Peter Slattery – Wests, University and Brisbane State High
Peter Slattery captained Queensland to its inaugural Super Rugby title in 1994 – and then captained the side to a second, back-to-back Super Rugby title the following year. Queensland no. 968, he was capped for his State 109 times, played 17 games for the Wallabies at halfback (Wallaby no. 692), losing just one (against France in 1993). One of his most memorable games was the crucial 1991 World Cup quarter final against Ireland in Dublin, where Australia won at the death. He played in two Rugby World Cups and represented Australia at the Hong Kong Sevens. A rugby tragic, Slattery took up club rugby in Sydney after his retirement and won the Shute Shield with Manly in 1997.
Bob Templeton – GPS, University and Anglican Church Grammar School
“Tempo” coached Queensland a record 233 times in a period spanning 26 years. He coached the Wallabies in 29 Tests and served as assistant coach from 1988 to 1995, helping to orchestrate Australia’s 1991 Rugby World Cup win. He served as an Australian selector for 18 years. He was a coach most highly regarded by the people who mattered most – his players. Considered the epitome of the true spirit of rugby, he was synonymous with the game for more than 40 years and toured the world enjoying the camaraderie and competition it offered.

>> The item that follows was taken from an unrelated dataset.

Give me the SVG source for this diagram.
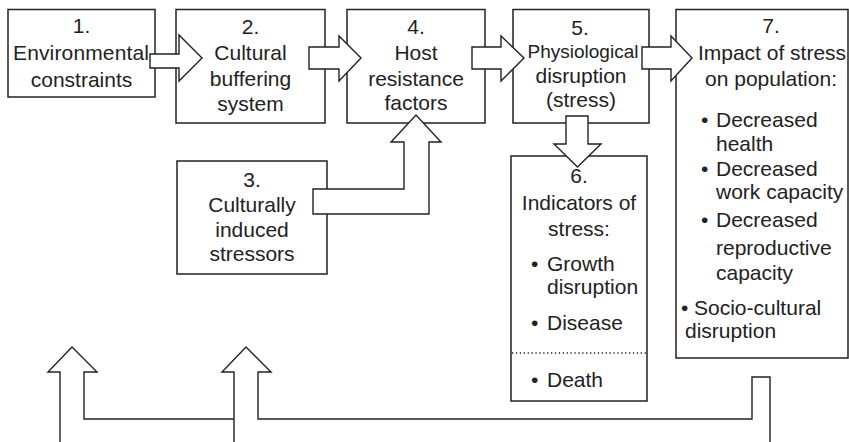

Selena Worsley – Souths, Easts, Wests and Downlands College
Wallaroo Cap #7 and Queensland Cap #15, Selena won four National Championships with Queensland. A member of the inaugural Queensland Women’s team in 1996, Selena played her last game for Queensland in 2008, making her the most capped player with a career spanning 12 years and 34 caps - five as Captain. A flanker renowned for her uncompromising competitiveness, Selena was always in the face of the attack, scoring many tries from intercepts. Selena played in three Rugby World Cups in 1998, 2002 and 2006. She was a World Cup Champion in 2009 with the Australian 7s team and has 25 caps for the Wallaroos.